Nein, ein Schwarz-Weiß, ein Richtig-Falsch gibt es nicht, und dennoch zeigt die Übersichtarbeit von Janßen et al. [2], dass es viele Bereiche gibt, auf denen auch wir als Anästhesisten einen Unterschied ausmachen können. Allerdings vielleicht nicht mit der einen, perfekten, Intervention, sondern durch Optimierung vieler kleiner Schritte und Interventionen, um so im komplizierten Prozess der perioperativen Betreuung von Hochrisikopatienten vermeidbare Komplikationen weiterzureduzieren. Hierbei wird sich in den kommenden Jahren das Arbeitsfeld des Anästhesisten sowohl auf die prä- als auch die postoperative Optimierung ausweiten müssen. Auch wenn wir bereits heute von einer präoperativen Optimierung unserer Patienten sprechen, so wird diese in der Realität noch zu wenig in die Tat umgesetzt: einen Patienten mit Diabetes mellitus und erhöhtem HbA1c zurückverweisen zum Diätisten/Hausarzt, um die antidiabetische Therapie zu optimieren und hierfür auch den operativen Eingriff verschieben? Ein intensiviertes Prähabilationsprogramm, inklusive Muskeltraining und Ernährungsberatung, bei Tumorpatienten und hierfür selbst die Tumorresektion verschieben? Dies ist sicher noch nicht in den Klinikalltag integriert.

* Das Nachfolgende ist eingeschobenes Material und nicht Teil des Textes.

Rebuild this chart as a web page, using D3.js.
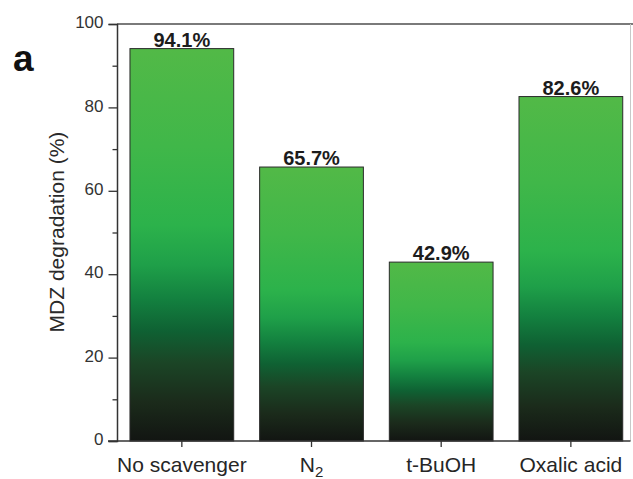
<!DOCTYPE html>
<html>
<head>
<meta charset="utf-8">
<script src="https://cdn.jsdelivr.net/npm/d3@7"></script>
<style>
  html, body { margin: 0; padding: 0; background: #fff; }
  svg { display: block; font-family: "Liberation Sans", Arial, sans-serif; }
</style>
</head>
<body>
<svg id="chart" width="633" height="479"></svg>
<script>
// Scavenger experiment: MDZ degradation (%) per condition
const categories = ["No scavenger", "N2", "t-BuOH", "Oxalic acid"];
const degradation = [94.1, 65.7, 42.9, 82.6];
const yTicks = [0, 20, 40, 60, 80, 100];
const yMinorTicks = [10, 30, 50, 70, 90];

const svg = d3.select("#chart");
const plotLeft = 117, plotRight = 630.5, plotTop = 24, plotBottom = 441;

const y = d3.scaleLinear().domain([0, 100]).range([plotBottom, plotTop]);
const x = d3.scaleBand()
  .domain(categories)
  .range([plotLeft, 635.7])
  .paddingInner(0.2)
  .paddingOuter(0.1);

// vertical green-to-black gradient, relative to each bar
const defs = svg.append("defs");
const grad = defs.append("linearGradient")
  .attr("id", "barFill")
  .attr("x1", 0).attr("y1", 0).attr("x2", 0).attr("y2", 1);
[
  [0.00, "#52b947"],
  [0.25, "#40b749"],
  [0.45, "#2cb24b"],
  [0.55, "#1fa049"],
  [0.64, "#13803f"],
  [0.72, "#0f6133"],
  [0.80, "#1b4526"],
  [0.90, "#1b2b1b"],
  [1.00, "#121512"]
].forEach(([o, c]) => grad.append("stop").attr("offset", o).attr("stop-color", c));

// bars
svg.append("g").selectAll("rect")
  .data(categories)
  .join("rect")
  .attr("x", d => x(d))
  .attr("y", (d, i) => y(degradation[i]))
  .attr("width", x.bandwidth())
  .attr("height", (d, i) => y(0) - y(degradation[i]))
  .attr("fill", "url(#barFill)")
  .attr("stroke", "#2a2a2a")
  .attr("stroke-width", 1);

// value labels
svg.append("g").selectAll("text")
  .data(categories)
  .join("text")
  .attr("x", d => x(d) + x.bandwidth() / 2)
  .attr("y", (d, i) => y(degradation[i]) - 2)
  .attr("text-anchor", "middle")
  .attr("font-size", 20)
  .attr("font-weight", "bold")
  .attr("fill", "#1c1c1c")
  .text((d, i) => degradation[i].toFixed(1) + "%");

// frame: top and right
svg.append("line")
  .attr("x1", plotLeft).attr("x2", 633).attr("y1", plotTop).attr("y2", plotTop)
  .attr("stroke", "#7a7a7a").attr("stroke-width", 2);
svg.append("line")
  .attr("x1", plotRight).attr("x2", plotRight).attr("y1", plotTop).attr("y2", plotBottom)
  .attr("stroke", "#c8c8c8").attr("stroke-width", 1);

// y axis
const yAxis = svg.append("g")
  .attr("transform", `translate(${plotLeft},0)`)
  .call(d3.axisLeft(y).tickValues(yTicks).tickSize(8.5).tickPadding(5));
yAxis.select(".domain").attr("stroke", "#333").attr("stroke-width", 1.5);
yAxis.selectAll(".tick line").attr("stroke", "#333").attr("stroke-width", 1.3);
yAxis.selectAll(".tick text")
  .attr("font-size", 17)
  .attr("fill", "#333")
  .attr("dy", "0.22em")
  .attr("font-family", "Liberation Sans, Arial, sans-serif");
svg.append("g")
  .attr("transform", `translate(${plotLeft},0)`)
  .call(d3.axisLeft(y).tickValues(yMinorTicks).tickSize(4.5).tickFormat(""))
  .call(g => g.select(".domain").remove())
  .selectAll(".tick line").attr("stroke", "#333").attr("stroke-width", 1.3);

// x axis
const xAxis = svg.append("g")
  .attr("transform", `translate(0,${plotBottom})`)
  .call(d3.axisBottom(x).tickSize(6).tickPadding(10).tickSizeOuter(0));
xAxis.select(".domain").remove();
svg.append("line")
  .attr("x1", plotLeft - 9).attr("x2", plotRight).attr("y1", plotBottom).attr("y2", plotBottom)
  .attr("stroke", "#333").attr("stroke-width", 1.5);
xAxis.selectAll(".tick line").attr("stroke", "#333").attr("stroke-width", 1.3);
xAxis.selectAll(".tick text")
  .attr("font-size", 21)
  .attr("fill", "#262626")
  .attr("dy", "0.71em")
  .attr("font-family", "Liberation Sans, Arial, sans-serif")
  .each(function(d) {
    const t = d3.select(this);
    if (d === "N2") {
      t.text("N");
      t.append("tspan").attr("font-size", 15).attr("dy", "0.35em").text("2");
    }
  });

// y axis title
svg.append("text")
  .attr("transform", `translate(64,232) rotate(-90)`)
  .attr("text-anchor", "middle")
  .attr("font-size", 21)
  .attr("fill", "#2a2a2a")
  .text("MDZ degradation (%)");

// panel letter
svg.append("text")
  .attr("x", 13).attr("y", 71)
  .attr("font-size", 37)
  .attr("font-weight", "bold")
  .attr("fill", "#111")
  .text("a");
</script>
</body>
</html>
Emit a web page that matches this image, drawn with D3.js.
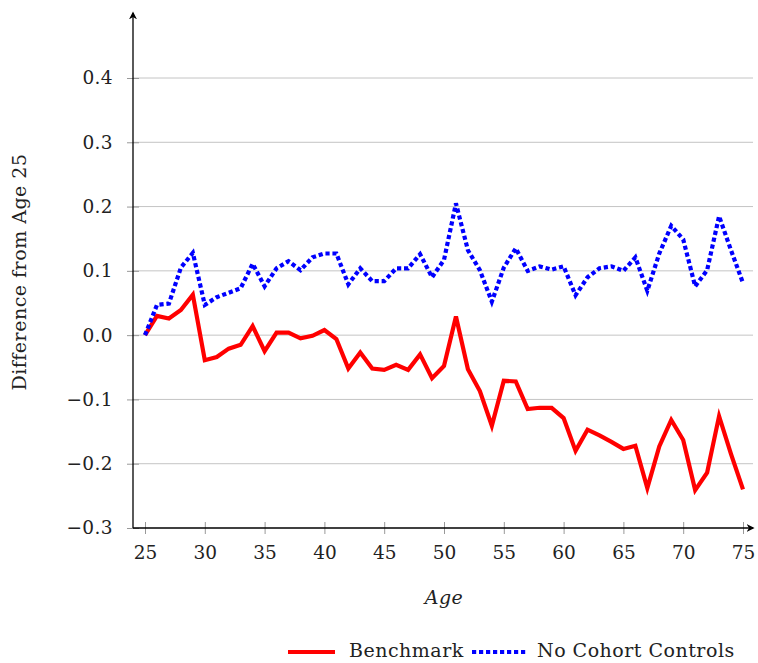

Eine postoperative Visite bei allen klinischen Patienten mit gezielter Anordnung von Maßnahmen auf der Normalstation durch den Anästhesisten [7]? Eine kabellose kontinuierliche Überwachung der Vitalfunktionen auf der postoperativen Normalstation, oder sogar nach der Entlassung zu Hause [5]? Auch dies klingt heute noch wie Science-Fiction, könnte aber in den kommenden Jahren dazu beitragen, gerade im postoperativen Verlauf Komplikationen frühzeitig zu erkennen und dadurch schneller und effektiver behandeln zu können.

Janßen et al. gehen ausführlich auf die Problematik der verschiedenen Begleitmedikationen bei Hochrisikopatienten ein und geben dem klinisch tätigen Anästhesisten einen praktischen Leitfaden für den perioperativen Umgang mit dieser Begleitmedikation an die Hand. Sie gehen auch auf aktuelle Diskussionen im Bereich der Anästhesie (Hyperoxie, Hypotonie) ein und zeigen hierdurch unterschiedlichste Aspekte auf, an denen der Anästhesist in der Lage ist, die perioperative Betreuung von Hochrisikopatienten weiterzuoptimieren.